Return only the lines from the top of the data down to the one that holds "0.11, 0.044, 0.007]", both included, without any pictures.

Given data:
--- START ---

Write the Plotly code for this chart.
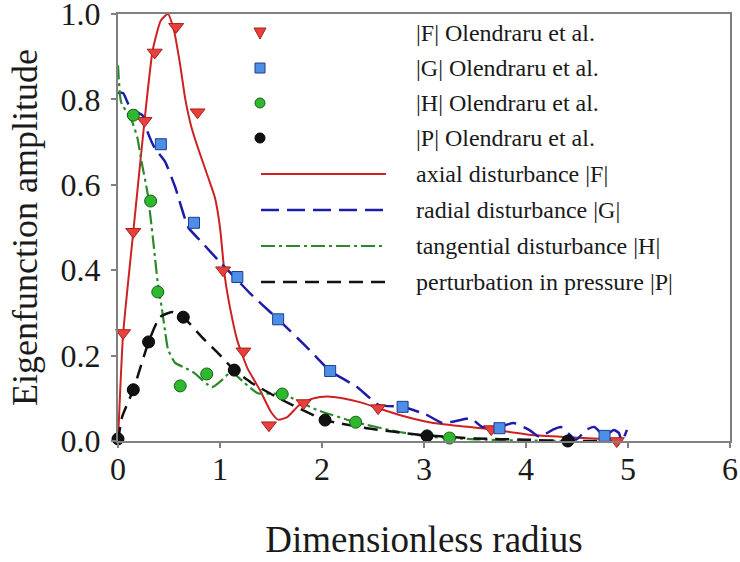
import plotly.graph_objects as go

# ---------------- data ----------------
# Olendraru et al. reference points
f_obs_x = [0.05, 0.15, 0.26, 0.36, 0.57, 0.78, 1.03, 1.23, 1.48, 1.82, 2.55, 3.66, 4.89]
f_obs_y = [0.253, 0.49, 0.75, 0.91, 0.97, 0.77, 0.40, 0.21, 0.037, 0.089, 0.077, 0.028, 0.0]

g_obs_x = [0.42, 0.745, 1.17, 1.57, 2.08, 2.79, 3.74, 4.77]
g_obs_y = [0.695, 0.511, 0.384, 0.285, 0.164, 0.08, 0.03, 0.012]

h_obs_x = [0.15, 0.32, 0.39, 0.61, 0.87, 1.61, 2.33, 3.25]
h_obs_y = [0.763, 0.562, 0.349, 0.129, 0.157, 0.11, 0.044, 0.007]

p_obs_x = [0.0, 0.15, 0.30, 0.64, 1.14, 2.03, 3.03, 4.41]
p_obs_y = [0.005, 0.12, 0.232, 0.29, 0.166, 0.049, 0.012, 0.0]

# present computations (curves)
f_x = [0, 0.05, 0.15, 0.26, 0.34, 0.42, 0.49, 0.55, 0.61, 0.66, 0.72, 0.80, 0.88, 0.95, 1.0,
       1.05, 1.10, 1.17, 1.27, 1.39, 1.50, 1.57, 1.66, 1.78, 1.92, 2.05, 2.20, 2.37, 2.55,
       2.76, 3.05, 3.35, 3.64, 4.06, 4.40, 4.72, 4.95]
f_y = [0, 0.25, 0.49, 0.75, 0.915, 0.985, 1.0, 0.96, 0.88, 0.80, 0.735, 0.675, 0.62, 0.57, 0.50,
       0.38, 0.31, 0.235, 0.17, 0.12, 0.068, 0.05, 0.056, 0.085, 0.10, 0.104, 0.10, 0.091, 0.077,
       0.061, 0.044, 0.035, 0.028, 0.014, 0.009, 0.005, 0.0]

g_x = [0, 0.05, 0.10, 0.19, 0.24, 0.29, 0.36, 0.46, 0.56, 0.69, 0.82, 0.98, 1.17, 1.29, 1.41,
       1.57, 1.85, 2.08, 2.34, 2.56, 2.79, 3.02, 3.18, 3.28, 3.46, 3.57, 3.74, 3.88, 4.03, 4.13,
       4.26, 4.34, 4.49, 4.59, 4.67, 4.77, 4.86, 4.91, 4.94, 4.99]
g_y = [0.815, 0.815, 0.79, 0.77, 0.763, 0.724, 0.686, 0.655, 0.595, 0.50, 0.466, 0.424, 0.377,
       0.347, 0.32, 0.285, 0.22, 0.164, 0.127, 0.084, 0.08, 0.062, 0.042, 0.045, 0.053, 0.033,
       0.033, 0.042, 0.026, 0.01, 0.026, 0.033, 0.003, 0.026, 0.033, 0.012, 0.026, 0.019, 0.0, 0.026]

h_x = [0, 0.01, 0.03, 0.14, 0.19, 0.23, 0.29, 0.34, 0.39, 0.43, 0.46, 0.49, 0.56, 0.66, 0.75,
       0.92, 1.02, 1.11, 1.24, 1.37, 1.61, 1.95, 2.33, 2.76, 3.05, 3.5, 4.0, 4.5]
h_y = [0.88, 0.84, 0.794, 0.747, 0.71, 0.655, 0.58, 0.48, 0.37, 0.31, 0.26, 0.215, 0.183, 0.171,
       0.159, 0.126, 0.143, 0.162, 0.136, 0.112, 0.11, 0.073, 0.044, 0.021, 0.01, 0.004, 0.001, 0.0]

p_x = [0, 0.04, 0.15, 0.30, 0.41, 0.53, 0.64, 0.82, 0.98, 1.14, 1.31, 1.61, 2.03, 2.44, 2.98,
       3.5, 4.0, 4.41, 4.7]
p_y = [0, 0.056, 0.12, 0.232, 0.29, 0.302, 0.29, 0.244, 0.206, 0.166, 0.136, 0.096, 0.049, 0.03,
       0.014, 0.006, 0.003, 0.0, 0.0]

obs_names = ["|F| Olendraru et al.", "|G| Olendraru et al.",
             "|H| Olendraru et al.", "|P| Olendraru et al."]
curve_names = ["axial disturbance |F|", "radial disturbance |G|",
               "tangential disturbance |H|", "perturbation in pressure |P|"]

x_ticks = [0, 1, 2, 3, 4, 5, 6]
y_ticks = [0.0, 0.2, 0.4, 0.6, 0.8, 1.0]

# ---------------- styles ----------------
FONT = "Liberation Serif"
TXT = "#1a1a1a"
RED, BLUE, GREEN, BLACK = "#cc2222", "#1c1ca8", "#2a8a2a", "#111111"
obs_style = [
    dict(symbol="triangle-down", size=13, color="#e8413c", line=dict(color="#a82020", width=1)),
    dict(symbol="square", size=11, color="#4d8fe8", line=dict(color="#1e3c8c", width=1)),
    dict(symbol="circle", size=12, color="#2db82d", line=dict(color="#1a5e1a", width=1)),
    dict(symbol="circle", size=12, color="#111111", line=dict(color="#000000", width=1)),
]
curve_style = [
    dict(color=RED, width=2, dash="solid"),
    dict(color=BLUE, width=2.5, dash="18px,8px"),
    dict(color=GREEN, width=2.2, dash="14px,4px,3px,4px"),
    dict(color=BLACK, width=2.5, dash="14px,8px"),
]

W, H = 740, 562
ML, MR, MT, MB = 118, 10, 14, 121
PW, PH = W - ML - MR, H - MT - MB

fig = go.Figure()
curves = [(f_x, f_y), (g_x, g_y), (h_x, h_y), (p_x, p_y)]
obs = [(f_obs_x, f_obs_y), (g_obs_x, g_obs_y), (h_obs_x, h_obs_y), (p_obs_x, p_obs_y)]

for (cx, cy), name, st in zip(curves, curve_names, curve_style):
    fig.add_trace(go.Scatter(x=cx, y=cy, mode="lines", name=name,
                             line=dict(shape="spline", smoothing=0.5, **st),
                             showlegend=False, cliponaxis=True))
for (ox, oy), name, st in zip(obs, obs_names, obs_style):
    fig.add_trace(go.Scatter(x=ox, y=oy, mode="markers", name=name, marker=st,
                             showlegend=False, cliponaxis=False))

# ---------------- manual legend (layout geometry) ----------------
def pxx(px):
    return (px - ML) / PW

def pxy(py):
    return (H - MB - py) / PH

leg_rows = [33, 68, 103, 138, 174, 210, 246, 282]
sym_cx, line_x0, line_x1, text_x = 260, 261, 386, 414
shapes = []
annotations = []
marker_paths = {
    "triangle-down": "M-6,5 L6,5 L0,-6 Z",
    "square": "M-5,-5 L5,-5 L5,5 L-5,5 Z",
}
for i, st in enumerate(obs_style):
    yv = pxy(leg_rows[i])
    if st["symbol"] == "circle":
        shapes.append(dict(type="circle", xref="paper", yref="paper", xsizemode="pixel", ysizemode="pixel",
                           xanchor=pxx(sym_cx), yanchor=yv, x0=-5, x1=5, y0=-5, y1=5,
                           fillcolor=st["color"], line=dict(color=st["line"]["color"], width=1)))
    else:
        shapes.append(dict(type="path", xref="paper", yref="paper", xsizemode="pixel", ysizemode="pixel",
                           xanchor=pxx(sym_cx), yanchor=yv, path=marker_paths[st["symbol"]],
                           fillcolor=st["color"], line=dict(color=st["line"]["color"], width=1)))
    annotations.append(dict(x=pxx(text_x), y=yv, xref="paper", yref="paper", text=obs_names[i],
                            showarrow=False, xanchor="left", yanchor="middle",
                            font=dict(family=FONT, size=24, color=TXT)))
for j, st in enumerate(curve_style):
    yv = pxy(leg_rows[4 + j])
    shapes.append(dict(type="line", xref="paper", yref="paper", x0=pxx(line_x0), x1=pxx(line_x1),
                       y0=yv, y1=yv, line=dict(color=st["color"], width=st["width"], dash=st["dash"])))
    annotations.append(dict(x=pxx(text_x), y=yv, xref="paper", yref="paper", text=curve_names[j],
                            showarrow=False, xanchor="left", yanchor="middle",
                            font=dict(family=FONT, size=24, color=TXT)))

axis_common = dict(showline=True, mirror=True, linecolor="#808080", linewidth=2,
                   ticks="outside", ticklen=5, tickwidth=1.5, tickcolor="#808080",
                   showgrid=False, zeroline=False, ticklabeloverflow="allow", automargin=False,
                   tickfont=dict(family=FONT, size=32, color=TXT))

fig.update_layout(
    width=W, height=H,
    margin=dict(l=ML, r=MR, t=MT, b=MB, autoexpand=False),
    paper_bgcolor="white", plot_bgcolor="white",
    showlegend=False,
    shapes=shapes, annotations=annotations,
    xaxis=dict(range=[0, 6], tickvals=x_ticks, ticktext=[str(v) for v in x_ticks],
               ticklabelstandoff=-6,
               title=dict(text="Dimensionless radius", font=dict(family=FONT, size=37, color=TXT), standoff=40),
               **axis_common),
    yaxis=dict(range=[0, 1], tickvals=y_ticks, ticktext=[f"{v:.1f}" for v in y_ticks],
               ticklabelstandoff=4,
               title=dict(text="Eigenfunction amplitude", font=dict(family=FONT, size=36, color=TXT), standoff=12),
               **axis_common),
)

fig.write_html("out.html", config={"displayModeBar": False},
               post_script="document.body.style.margin='0px';")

--- END ---

Worked answer:
Write the Plotly code for this chart.
import plotly.graph_objects as go

# ---------------- data ----------------
# Olendraru et al. reference points
f_obs_x = [0.05, 0.15, 0.26, 0.36, 0.57, 0.78, 1.03, 1.23, 1.48, 1.82, 2.55, 3.66, 4.89]
f_obs_y = [0.253, 0.49, 0.75, 0.91, 0.97, 0.77, 0.40, 0.21, 0.037, 0.089, 0.077, 0.028, 0.0]

g_obs_x = [0.42, 0.745, 1.17, 1.57, 2.08, 2.79, 3.74, 4.77]
g_obs_y = [0.695, 0.511, 0.384, 0.285, 0.164, 0.08, 0.03, 0.012]

h_obs_x = [0.15, 0.32, 0.39, 0.61, 0.87, 1.61, 2.33, 3.25]
h_obs_y = [0.763, 0.562, 0.349, 0.129, 0.157, 0.11, 0.044, 0.007]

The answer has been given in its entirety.